IIS 6 Administration

An important thing to configure for ISAPI extensions running on your server, whether these are default extensions included with IIS (like asp.dll, the ASP script engine) or custom DLLs you develop or obtain from a third-party vendor (like Active State’s perlis.dll Perl script engine), is enabling caching of ISAPI extensions. However, since this is a performance issue, we’ll talk about it later in Chapter 12, when we discuss IIS performance tuning and monitoring.

The other issue with ISAPI extensions is that before they will work on IIS they need to be enabled using the Web Service Extensions (WSE) node of IIS Manager (refer back to Figure 8-2). If your ISAPI extension isn’t listed on the WSE screen, you can either add it manually or allow all ISAPI extensions to execute—I’ll discuss the difference in Chapter 10.

ISAPI Filters

ISAPI filters are another matter. You can install and configure these using the ISAPI Filters tab on the properties sheet for either the Web Sites node (global filters) or for individual websites (site filters). For example, if you have enabled ASP.NET using WSE, an ISAPI filter called aspnet_filter.dll is listed on the ISAPI Filters tab of the Web Sites Properties sheet (see Figure 8-13). Note that this filter does not appear on the ISAPI Filters tab of any individual website properties sheet—filters defined at the global level appear only on the Web Sites Properties sheet.

Figure 8-13: Installing and configuring ISAPI filters

Using the interface on this tab, you can add, remove, edit, and change the processing order of ISAPI filters on your site or server. If you have multiple ISAPI filters installed and registered for the same web server event, filters with high priority are called before filters with low priority, and filters with the same priority are processed in sequence with global filters executing before site filters.

Note 

When you add, remove, or modify a global filter, you must restart IIS before it will load and run (see Chapter 5 on how to restart IIS). This extra step is not required for site filters, however, which are automatically loaded when you add them to the site properties.

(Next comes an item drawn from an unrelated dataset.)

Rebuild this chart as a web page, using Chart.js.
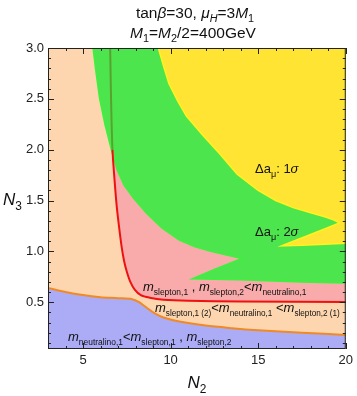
<!DOCTYPE html>
<html>
<head>
<meta charset="utf-8">
<script src="https://cdn.jsdelivr.net/npm/chart.js@4.4.1/dist/chart.umd.min.js"></script>
<style>
  html, body { margin: 0; padding: 0; background: #fff; }
</style>
</head>
<body>
<canvas id="regionChart" width="357" height="396"></canvas>
<script>
// axis ranges and tick labels
const xRange = [3, 20];
const yRange = [0.04, 3.0];
const xMajorTicks = [5, 10, 15, 20];
const yMajorTicks = [0.5, 1.0, 1.5, 2.0, 2.5, 3.0];

// orange line: below it m_neutralino,1 < m_slepton,1 , m_slepton,2 (blue)
const orangeN2 = [3, 4, 5, 6, 7, 7.8, 8.2, 8.6, 9.1, 9.6, 10.5, 12, 13.5, 15, 17.5, 20];
const orangeN3 = [0.64, 0.60, 0.57, 0.55, 0.54, 0.53, 0.50, 0.45, 0.39, 0.35, 0.31, 0.27, 0.245, 0.225, 0.20, 0.178];

// red line: above/right of it m_slepton,1 , m_slepton,2 < m_neutralino,1 (pink)
const redN2 = [6.55, 6.6, 6.68, 6.8, 6.92, 7.05, 7.2, 7.35, 7.5, 7.7, 7.95, 8.3, 8.8, 9.6, 11, 14, 20];
const redN3 = [3.0, 2.5, 2.0, 1.7, 1.45, 1.25, 1.05, 0.9, 0.8, 0.7, 0.625, 0.57, 0.545, 0.525, 0.515, 0.508, 0.503];

// Delta a_mu 2 sigma region outline (green)
const green2sN2 = [5.57, 5.75, 5.95, 6.25, 6.62, 6.95, 7.35, 7.9, 8.6, 9.5, 10.5, 11.4, 12.3, 13.2, 14.07, 12.6, 11.23, 12.5, 14, 15.5, 17.5, 20, 20];
const green2sN3 = [3.0, 2.75, 2.5, 2.25, 2.0, 1.8, 1.65, 1.52, 1.38, 1.23, 1.11, 1.045, 1.0, 0.965, 0.93, 0.83, 0.73, 0.725, 0.72, 0.712, 0.70, 0.69, 3.0];

// Delta a_mu 1 sigma region outline (yellow)
const yellow1sN2 = [9.3, 9.6, 9.9, 10.4, 10.9, 11.8, 12.8, 13.8, 15, 16, 17, 18, 18.8, 19.3, 19.64, 18.5, 17.3, 16.33, 17.5, 18.8, 20, 20];
const yellow1sN3 = [3.0, 2.82, 2.65, 2.48, 2.33, 2.15, 1.96, 1.76, 1.6, 1.5, 1.43, 1.38, 1.34, 1.31, 1.28, 1.2, 1.12, 1.054, 1.06, 1.07, 1.08, 3.0];

const toPts = (xs, ys) => xs.map((x, i) => ({ x: x, y: ys[i] }));

const FONT = "'Liberation Sans', Arial, sans-serif";

// draw a run of text pieces; flags: i = italic, s = subscript
function rich(ctx, x, y, parts, base, align, subRatio) {
  const r = subRatio || 0.7;
  const pieces = parts.map(([t, f]) => {
    const sub = f && f.includes('s');
    const it = f && f.includes('i');
    const size = sub ? base * r : base;
    const font = (it ? 'italic ' : '') + size + 'px ' + FONT;
    ctx.font = font;
    return { t, font, w: ctx.measureText(t).width, dy: sub ? base * 0.28 : 0 };
  });
  const total = pieces.reduce((s, p) => s + p.w, 0);
  let cx = align === 'center' ? x - total / 2 : x;
  ctx.textAlign = 'left';
  ctx.textBaseline = 'alphabetic';
  ctx.fillStyle = '#111';
  pieces.forEach(p => {
    ctx.font = p.font;
    ctx.fillText(p.t, cx, y + p.dy);
    cx += p.w;
  });
}

const framePlugin = {
  id: 'frame',
  beforeDatasetsDraw(chart) {
    const { ctx, chartArea: a } = chart;
    ctx.save();
    ctx.fillStyle = '#FDD6B0';
    ctx.fillRect(a.left, a.top, a.right - a.left, a.bottom - a.top);
    ctx.restore();
  },
  afterDraw(chart) {
    const { ctx, chartArea: a } = chart;
    const xs = chart.scales.x, ys = chart.scales.y;
    ctx.save();
    ctx.strokeStyle = '#222';
    ctx.lineWidth = 1;
    ctx.strokeRect(a.left + 0.5, a.top + 0.5, a.right - a.left - 1, a.bottom - a.top - 1);
    ctx.beginPath();
    // x ticks, inward on bottom and top
    for (let v = 3; v <= 20; v++) {
      const px = Math.round(xs.getPixelForValue(v)) + 0.5;
      const len = v % 5 === 0 ? 6 : 3;
      ctx.moveTo(px, a.bottom); ctx.lineTo(px, a.bottom - len);
      ctx.moveTo(px, a.top); ctx.lineTo(px, a.top + len);
    }
    // y ticks, inward on left and right
    for (let k = 1; k <= 30; k++) {
      const v = k / 10;
      const py = Math.round(ys.getPixelForValue(v)) + 0.5;
      const len = k % 5 === 0 ? 6 : 3;
      ctx.moveTo(a.left, py); ctx.lineTo(a.left + len, py);
      ctx.moveTo(a.right, py); ctx.lineTo(a.right - len, py);
    }
    ctx.stroke();

    // title
    rich(ctx, 195, 18, [['tan', ''], ['β', 'i'], ['=30, ', ''], ['μ', 'i'], ['H', 'si'], ['=3', ''], ['M', 'i'], ['1', 's']], 15.5, 'center');
    rich(ctx, 193, 38, [['M', 'i'], ['1', 's'], ['=', ''], ['M', 'i'], ['2', 's'], ['/2=400GeV', '']], 15.5, 'center');

    // axis titles
    rich(ctx, 3, 205, [['N', 'i'], ['3', 's']], 17, 'left');
    rich(ctx, 197, 388, [['N', 'i'], ['2', 's']], 17, 'center');

    // region labels
    rich(ctx, 255, 173, [['Δa', ''], ['μ', 's'], [': 1', ''], ['σ', 'i']], 13, 'left');
    rich(ctx, 255, 236, [['Δa', ''], ['μ', 's'], [': 2', ''], ['σ', 'i']], 13, 'left');
    rich(ctx, 143, 291, [['m', 'i'], ['slepton,1', 's'], [' , ', ''], ['m', 'i'], ['slepton,2', 's'], ['<', ''], ['m', 'i'], ['neutralino,1', 's']], 13, 'left', 0.65);
    rich(ctx, 155, 312, [['m', 'i'], ['slepton,1 (2)', 's'], ['<', ''], ['m', 'i'], ['neutralino,1', 's'], [' <', ''], ['m', 'i'], ['slepton,2 (1)', 's']], 13, 'left', 0.63);
    rich(ctx, 68, 341, [['m', 'i'], ['neutralino,1', 's'], ['<', ''], ['m', 'i'], ['slepton,1', 's'], [' , ', ''], ['m', 'i'], ['slepton,2', 's']], 13, 'left', 0.65);
    ctx.restore();
  }
};

const chart = new Chart(document.getElementById('regionChart'), {
  type: 'scatter',
  data: {
    datasets: [
      {
        // blue region + orange boundary
        data: toPts(orangeN2, orangeN3),
        showLine: true, pointRadius: 0, tension: 0.3,
        borderColor: '#F08A24', borderWidth: 2,
        backgroundColor: '#ABABF6', fill: 'start', order: 6
      },
      {
        // pink region
        data: toPts(redN2, redN3),
        showLine: true, pointRadius: 0, tension: 0.3,
        borderWidth: 0, borderColor: 'rgba(0,0,0,0)',
        backgroundColor: '#F9AAAA', fill: 'end', order: 5
      },
      {
        data: toPts(green2sN2, green2sN3),
        showLine: true, pointRadius: 0, tension: 0,
        borderColor: '#3CF23C', borderWidth: 1.5,
        backgroundColor: '#4DE54D', fill: 'shape', order: 4
      },
      {
        data: toPts(yellow1sN2, yellow1sN3),
        showLine: true, pointRadius: 0, tension: 0,
        borderColor: '#FFF21E', borderWidth: 1.5,
        backgroundColor: '#FFE433', fill: 'shape', order: 3
      },
      {
        // red boundary, seen darkened where it runs under the green band
        data: toPts(redN2, redN3),
        showLine: true, pointRadius: 0, tension: 0.3,
        borderWidth: 2, fill: false, order: 2,
        borderColor: '#EE1111',
        segment: {
          borderColor: c => c.p1.parsed.y >= 1.95 ? 'rgba(90,150,40,0.85)' : '#EE1111'
        }
      }
    ]
  },
  options: {
    responsive: false,
    animation: false,
    devicePixelRatio: 1,
    layout: { padding: { top: 48, right: 9, left: 0, bottom: 0 } },
    plugins: { legend: { display: false }, tooltip: { enabled: false } },
    scales: {
      x: {
        type: 'linear', min: xRange[0], max: xRange[1],
        grid: { display: false, drawTicks: false },
        border: { display: false },
        afterBuildTicks: s => { s.ticks = xMajorTicks.map(v => ({ value: v })); },
        afterFit: s => { s.height = 47; },
        ticks: { color: '#222', padding: 4, font: { family: FONT, size: 13 }, maxRotation: 0 }
      },
      y: {
        type: 'linear', min: yRange[0], max: yRange[1],
        grid: { display: false, drawTicks: false },
        border: { display: false },
        afterBuildTicks: s => { s.ticks = yMajorTicks.map(v => ({ value: v })); },
        afterFit: s => { s.width = 48; },
        ticks: { color: '#222', padding: 4, font: { family: FONT, size: 13 }, callback: v => v.toFixed(1) }
      }
    }
  },
  plugins: [framePlugin]
});
</script>
</body>
</html>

Wildcard Application Mappings

Instead of using ISAPI filters to preprocess HTTP requests, IIS 6 allows ISAPI extensions to perform this task by configuring wildcard application mappings. This is advantageous over using ISAPI filters for several reasons:

The alternative to using ISAPI filters is to create an ISAPI extension that performs the same job and then create a wildcard mapping so that every HTTP GET request for a file, regardless of the file’s extension, is first processed by the ISAPI extension before being sent to the script engine or interpreter that executes the application running on the site.

Adding Wildcard Mappings

To add a wildcard application mapping to a site, server, or virtual directory, perform the following steps:

  1. Open the properties sheet—for a virtual directory within a site, a specific website, or the global Web Sites node in IIS Manager—and switch to the Virtual Directory or Home Directory tab as appropriate.

  2. Click the Configuration button to open the Application Configuration screen, select the Mappings tab, and click Insert to open the Add/Edit Application Extension Mapping dialog box.

  3. Type the path to the ISAPI filter you want to assign a wildcard mapping to, or browse to locate the file on your hard drive, and click OK to verify the file exists. You’ll return to the Mappings tab.

  4. If you have several wildcard mappings created, you can move them up or down in the list to put their execution in the order you prefer.

    Tip 

    If the Configuration button on the Virtual Directory tab is dimmed out, it means your virtual directory is not an application starting point and therefore can’t be configured. Go instead to the properties sheet for the parent website of the directory and make the changes there.